Alla «corte» di Cristina, il Cardinal Azzolini introdusse il giovane e brillante Gianfrancesco il quale, nel 1687, vi teneva una apprezzatissima prolusione su Giacomo II Stuart, paragonandolo a Costantino nella sua difesa del Cristianesimo. Morta Cristina, i letterati Gravina e Crescimbeni, quest’ultimo anche lui marchigiano, davano vita, in nome dell’illustre defunta, all’Accademia dell’Arcadia. E l’Albani, all’interno della nuova Accademia, prese, nel 1695, il nome di
Arete Melleo. Quando, nel 1696, si celebrò il centenario dell’Accademia di San Luca (in realtà i 101 anni), con grandi manifestazioni che furono organizzate dal Ghezzi, Accademico dal 1674, l’Albani vi intervenne come socio d’onore. Divenuto papa, Gianfrancesco non dimenticò il suo passato di cultore di tutte le arti, anzi le considerò sempre un utilissimo strumento di propaganda.

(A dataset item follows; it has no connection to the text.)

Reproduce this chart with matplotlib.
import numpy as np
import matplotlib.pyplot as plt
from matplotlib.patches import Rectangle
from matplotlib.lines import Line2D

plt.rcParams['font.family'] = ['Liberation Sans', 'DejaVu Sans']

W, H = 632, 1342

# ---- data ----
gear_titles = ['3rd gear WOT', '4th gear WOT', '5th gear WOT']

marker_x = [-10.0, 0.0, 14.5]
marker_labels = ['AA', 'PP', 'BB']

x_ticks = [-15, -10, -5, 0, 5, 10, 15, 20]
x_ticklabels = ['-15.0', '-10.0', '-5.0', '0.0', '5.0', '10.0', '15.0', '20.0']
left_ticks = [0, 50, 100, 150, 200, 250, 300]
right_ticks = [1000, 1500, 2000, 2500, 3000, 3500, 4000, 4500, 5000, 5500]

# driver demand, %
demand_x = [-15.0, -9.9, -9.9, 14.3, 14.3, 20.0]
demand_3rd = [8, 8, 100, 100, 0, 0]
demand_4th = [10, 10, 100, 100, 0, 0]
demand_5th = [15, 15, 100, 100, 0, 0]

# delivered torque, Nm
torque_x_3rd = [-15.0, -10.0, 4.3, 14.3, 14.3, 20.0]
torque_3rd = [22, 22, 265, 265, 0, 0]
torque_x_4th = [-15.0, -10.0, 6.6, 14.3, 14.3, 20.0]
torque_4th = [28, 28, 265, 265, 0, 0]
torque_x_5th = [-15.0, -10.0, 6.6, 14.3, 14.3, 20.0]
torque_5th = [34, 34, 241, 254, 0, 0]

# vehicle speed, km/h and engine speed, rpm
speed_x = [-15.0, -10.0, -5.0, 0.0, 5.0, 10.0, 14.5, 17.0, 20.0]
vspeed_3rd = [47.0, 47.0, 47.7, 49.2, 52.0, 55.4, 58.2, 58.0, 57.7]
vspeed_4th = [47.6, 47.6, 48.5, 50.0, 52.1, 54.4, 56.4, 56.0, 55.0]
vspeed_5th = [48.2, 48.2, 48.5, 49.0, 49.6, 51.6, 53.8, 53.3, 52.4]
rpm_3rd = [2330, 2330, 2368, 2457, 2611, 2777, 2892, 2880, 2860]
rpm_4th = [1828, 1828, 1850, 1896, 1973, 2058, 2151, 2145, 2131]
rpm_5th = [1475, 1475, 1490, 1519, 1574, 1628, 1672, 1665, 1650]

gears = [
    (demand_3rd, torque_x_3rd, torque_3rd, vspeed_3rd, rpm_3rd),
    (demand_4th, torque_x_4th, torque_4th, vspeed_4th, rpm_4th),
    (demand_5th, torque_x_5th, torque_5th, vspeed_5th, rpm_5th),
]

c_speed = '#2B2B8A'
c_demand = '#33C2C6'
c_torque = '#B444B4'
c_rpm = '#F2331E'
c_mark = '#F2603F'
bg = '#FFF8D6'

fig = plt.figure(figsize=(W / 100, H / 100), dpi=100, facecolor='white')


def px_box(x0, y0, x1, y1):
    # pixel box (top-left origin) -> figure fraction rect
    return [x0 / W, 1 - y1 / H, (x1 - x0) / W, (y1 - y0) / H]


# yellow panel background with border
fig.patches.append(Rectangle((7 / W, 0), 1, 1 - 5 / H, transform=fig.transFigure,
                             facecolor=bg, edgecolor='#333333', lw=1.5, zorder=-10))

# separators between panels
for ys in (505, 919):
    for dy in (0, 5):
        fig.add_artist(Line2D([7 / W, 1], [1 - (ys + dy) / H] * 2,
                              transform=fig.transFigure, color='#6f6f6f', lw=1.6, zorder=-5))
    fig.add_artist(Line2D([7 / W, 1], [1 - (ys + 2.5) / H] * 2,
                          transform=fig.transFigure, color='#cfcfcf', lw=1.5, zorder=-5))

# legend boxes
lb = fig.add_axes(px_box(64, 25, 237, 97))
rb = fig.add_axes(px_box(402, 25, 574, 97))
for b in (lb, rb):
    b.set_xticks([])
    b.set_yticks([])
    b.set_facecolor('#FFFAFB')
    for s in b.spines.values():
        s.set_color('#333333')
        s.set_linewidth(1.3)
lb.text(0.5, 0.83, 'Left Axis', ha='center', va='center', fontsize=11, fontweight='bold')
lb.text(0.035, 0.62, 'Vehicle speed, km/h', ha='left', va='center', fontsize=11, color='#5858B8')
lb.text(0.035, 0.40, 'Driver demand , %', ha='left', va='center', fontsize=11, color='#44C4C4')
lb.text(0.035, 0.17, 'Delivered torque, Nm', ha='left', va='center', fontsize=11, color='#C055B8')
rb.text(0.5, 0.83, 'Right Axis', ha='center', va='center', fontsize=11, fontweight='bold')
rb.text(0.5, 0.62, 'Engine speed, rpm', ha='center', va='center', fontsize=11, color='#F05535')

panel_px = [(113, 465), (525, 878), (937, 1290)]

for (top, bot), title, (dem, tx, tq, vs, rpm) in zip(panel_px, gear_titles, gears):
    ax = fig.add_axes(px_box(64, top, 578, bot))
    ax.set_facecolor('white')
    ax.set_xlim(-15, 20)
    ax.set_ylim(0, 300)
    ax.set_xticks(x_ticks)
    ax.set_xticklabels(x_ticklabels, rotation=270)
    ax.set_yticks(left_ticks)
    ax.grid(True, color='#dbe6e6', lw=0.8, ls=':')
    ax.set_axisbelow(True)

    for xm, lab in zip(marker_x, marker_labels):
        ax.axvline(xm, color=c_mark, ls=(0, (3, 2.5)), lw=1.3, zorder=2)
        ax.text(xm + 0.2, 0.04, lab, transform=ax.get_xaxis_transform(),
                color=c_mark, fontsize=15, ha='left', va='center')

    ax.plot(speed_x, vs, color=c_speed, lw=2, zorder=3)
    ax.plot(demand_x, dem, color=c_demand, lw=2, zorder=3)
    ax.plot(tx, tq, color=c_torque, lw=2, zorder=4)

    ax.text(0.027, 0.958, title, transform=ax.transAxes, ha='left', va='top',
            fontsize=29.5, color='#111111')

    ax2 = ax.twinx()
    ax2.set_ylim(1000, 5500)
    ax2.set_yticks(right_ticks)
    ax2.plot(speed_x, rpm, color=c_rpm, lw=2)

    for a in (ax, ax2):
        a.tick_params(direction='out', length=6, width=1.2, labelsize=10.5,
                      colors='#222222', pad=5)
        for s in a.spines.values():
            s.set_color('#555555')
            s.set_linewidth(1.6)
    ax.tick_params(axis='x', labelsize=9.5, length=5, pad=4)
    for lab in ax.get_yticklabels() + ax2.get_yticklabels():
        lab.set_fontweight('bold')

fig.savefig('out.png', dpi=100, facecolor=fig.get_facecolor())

A condividere i suoi interessi c’erano, tra i tanti, in primo luogo i suoi nipoti Alessandro ed Annibale, quest’ultimo collezionista ed intenditore di antichità e letterato. Sarà in seguito Alessandro, all’epoca ancora molto giovane, a proseguire nell’interesse per l’archeologia
che in lui divenne prioritario tanto da fame il maggior cultore dell’arte antica, amico del Winkelmann e committente della Villa Albani sulla Salaria.

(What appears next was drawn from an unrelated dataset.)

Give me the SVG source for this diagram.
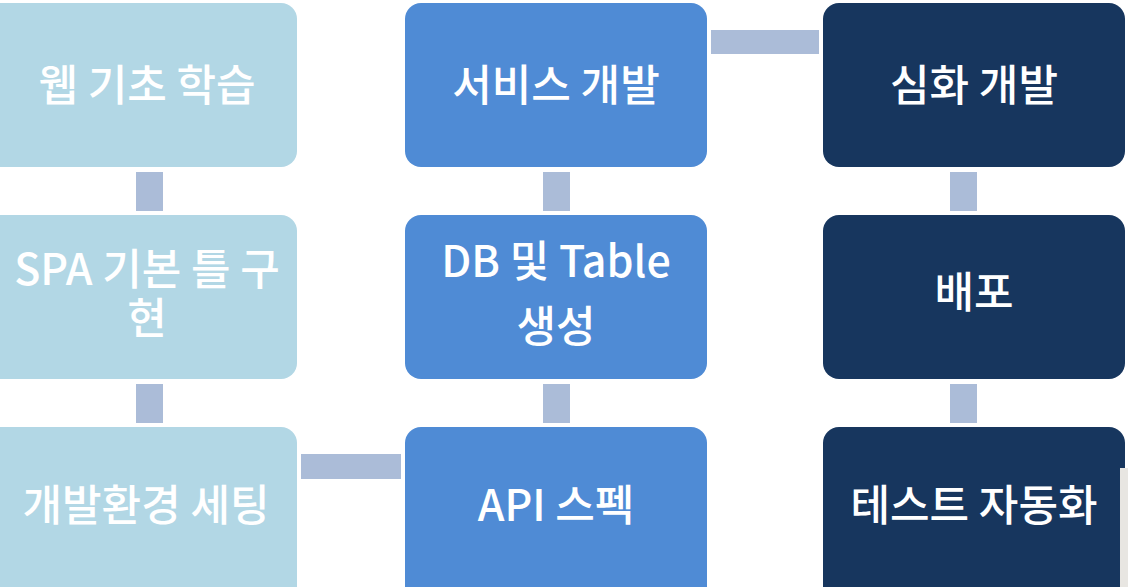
<svg xmlns="http://www.w3.org/2000/svg" width="1128" height="587" viewBox="0 0 1128 587">
<style>
.c1{fill:#b2d7e5}
.c2{fill:#4f8bd5}
.c3{fill:#17365e}
.cn{fill:#abbcd8}
text{font-family:"Noto Sans CJK KR","Noto Sans",sans-serif;font-size:43px;font-weight:500;fill:#ffffff;text-anchor:middle}
</style>
<rect width="1128" height="587" fill="#ffffff"/>
<g id="connectors">
<rect class="cn" x="136" y="172" width="27" height="39"/>
<rect class="cn" x="136" y="384" width="27" height="39"/>
<rect class="cn" x="301" y="454" width="100" height="25"/>
<rect class="cn" x="543" y="384" width="27" height="39"/>
<rect class="cn" x="543" y="172" width="27" height="39"/>
<rect class="cn" x="711" y="30" width="108" height="24"/>
<rect class="cn" x="950" y="172" width="27" height="39"/>
<rect class="cn" x="950" y="384" width="27" height="39"/>
</g>
<g id="n1"><rect class="c1" x="-16" y="3" width="313" height="164" rx="16"/><text x="147" y="101">웹 기초 학습</text></g>
<g id="n2"><rect class="c1" x="-16" y="215" width="313" height="164" rx="16"/><text x="147" y="285">SPA 기본 틀 구</text><text x="147" y="334">현</text></g>
<g id="n3"><rect class="c1" x="-16" y="427" width="313" height="180" rx="16"/><text x="146" y="521">개발환경 세팅</text></g>
<g id="n4"><rect class="c2" x="405" y="427" width="302" height="180" rx="16"/><text x="556" y="521">API 스펙</text></g>
<g id="n5"><rect class="c2" x="405" y="215" width="302" height="164" rx="16"/><text x="556" y="277">DB 및 Table</text><text x="556" y="342">생성</text></g>
<g id="n6"><rect class="c2" x="405" y="3" width="302" height="164" rx="16"/><text x="556" y="101">서비스 개발</text></g>
<g id="n7"><rect class="c3" x="823" y="3" width="302" height="164" rx="16"/><text x="974" y="101">심화 개발</text></g>
<g id="n8"><rect class="c3" x="823" y="215" width="302" height="164" rx="16"/><text x="974" y="308">배포</text></g>
<g id="n9"><rect class="c3" x="823" y="427" width="302" height="180" rx="16"/><text x="974" y="521">테스트 자동화</text></g>
<rect x="1120" y="468" width="8" height="119" fill="#e8e6e2"/>
</svg>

Nell’entourage di papa Albani c’era anche un altro prelato colto e progressista, che aveva arricchito le sue conoscenze con un soggiorno a Parigi, Passionei di Fossombrone
che, nella sua casa romana, fondò, nel 1704, il circolo «Tamburo» che si faceva promotore della
diffusione delle idee. L’Albani aveva un vivo interesse anche per le scienze. Fu all’epoca del suo pontificato, infatti, che operò Giovanni Maria Lancisi, il celebre medico attivo all’ospedale Santo Spirito in Sassia, nominato medico papale. Tra gli interventi, le acquisizioni e le committenze riferiti al papato dell’Albani ricordiamo: l’acquisto della biblioteca di Cassiano Dal Pozzo; opere
di restauro e di abbellimento nelle principali basiliche romane; interventi (soprattutto porticati e decorazioni pittoriche) nelle chiese di San Teodoro, Santa Maria in Trastevere, Santa Maria in Cosmedin, San Grisogono, San Clemente e nel Pantheon. L’architetto più attivo fu Carlo Fontana. Tra gli interventi urbanisticamente più cospicui vanno ricordati il Porto di Ripetta e il Complesso del San Michele. Ma sono i pittori Carlo Maratti e, in seguito, Francesco Trevisani gli interpreti più sensibili della devozionalità del papa. Alla figura di papa Albani, il Ministero per i Beni e le Attività Culturali ha dedicato una mostra dal titolo «Papa Albani e le Arti a Urbino e a Roma 1700-1721», presso il Complesso del San Michele che proprio l’Albani aveva fatto costruire.
La mostra, a cura di Giuseppe Cucco, responsabile dei Beni Culturali dell’ Arcidiocesi di Urbino, si è avvalsa di numerose prestigiose collaborazioni tra cui quelle degli studiosi Paolo Dal Poggetto e Claudio Strinati. L’esposizione romana ha proposto accanto agli splendidi dipinti di Maratti, Trevisani e di Alessio De Marchis, le sculture di Camillo Rusconi, la serie dei
bozzetti per la decorazione di San Clemente (Conca, Chiari, Ghezzi), nonché oggetti d’epoca di grandissimo fascino: monete, arredi sacri, mobili, porcellane, libri, parati in seta francese. Tra gli oggetti più curiosi vi era una splendida tiara in calamo di penne (tolte le piume) intrecciate e ricoperte di fili d’argento. Il catalogo, edito dalla Marsilio, resterà documento fondamentale per
chiarire un’epoca che da un lato conserva tutto il gusto per la retorica del bello e della ricchezza che fu propria del Barocco ma che lo coniuga con l’amore per le novità e l’attenzione per la medicina, la ricerca e l’archeologia che saranno tipici del secolo dei lumi.